Die Bestattungskultur in Deutschland hat sich im Laufe der Jahrhunderte stark gewandelt – von rituellen Bestattungen in vorchristlicher Zeit über die geordneten christlichen Begräbnisriten bis hin zur Vielfalt an individuellen Bestattungsformen heute. Dieser Wandel zeigt die zunehmende Bedeutung von persönlichen und flexiblen Möglichkeiten, Abschied zu nehmen und das Leben zu feiern.
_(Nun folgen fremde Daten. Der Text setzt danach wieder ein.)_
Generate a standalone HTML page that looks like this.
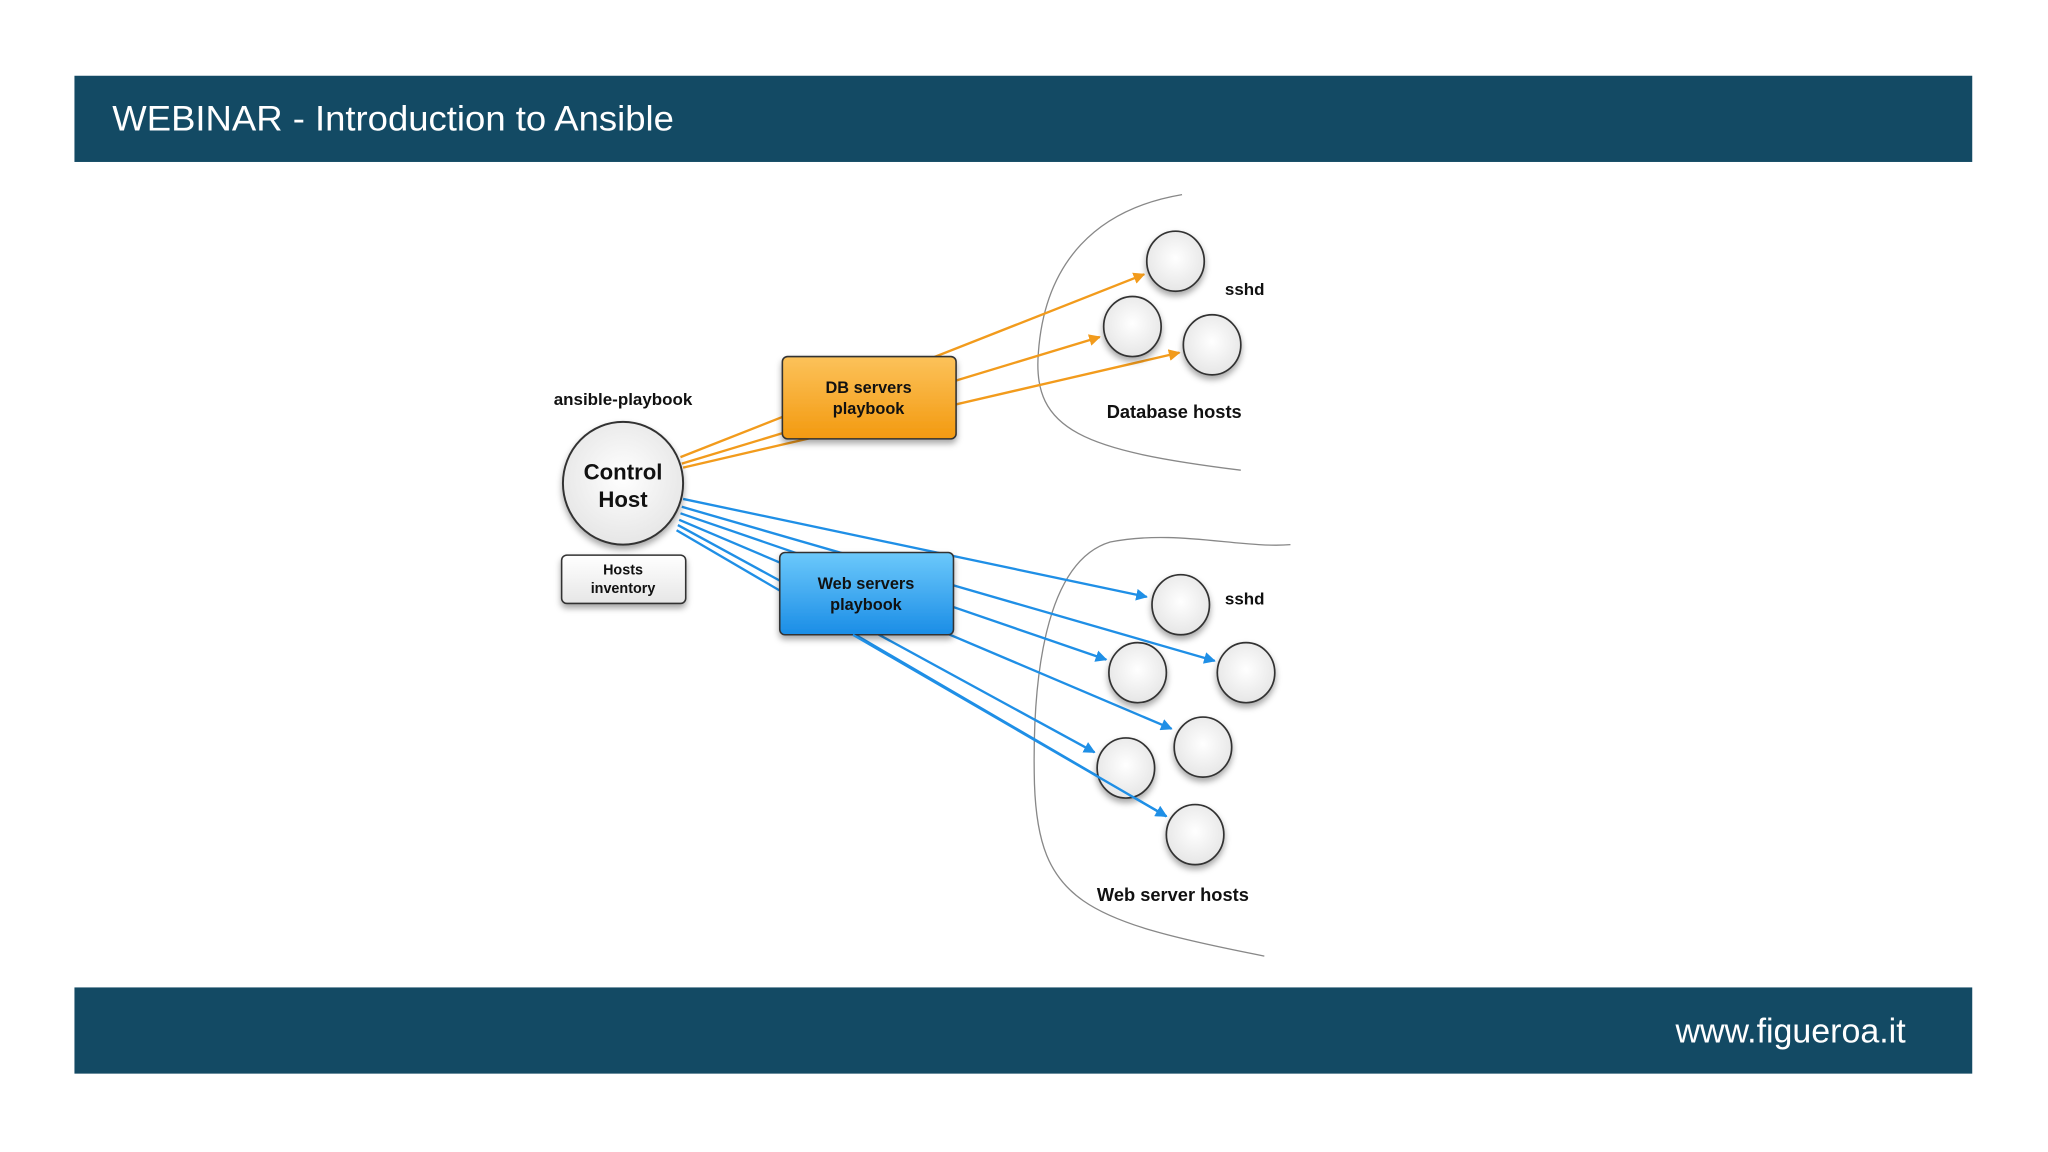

Ob traditionell, naturverbunden oder digital – jede Bestattungsform ist Ausdruck einer tiefen Verbindung zwischen den Lebenden und den Verstorbenen und ermöglicht es den Hinterbliebenen, den Verlust auf eine Weise zu verarbeiten, die zu ihnen passt.

Die Geschichte der Bestattungskultur zeigt, dass sich Trauer und Gedenken immer wieder neu erfinden, um den Bedürfnissen und Werten der Menschen gerecht zu werden. Die Vielfalt der heutigen Möglichkeiten unterstreicht das Bedürfnis nach individuell gestalteten, liebevollen und würdevollen Abschieden – ein Spiegel unserer modernen, pluralistischen Gesellschaft.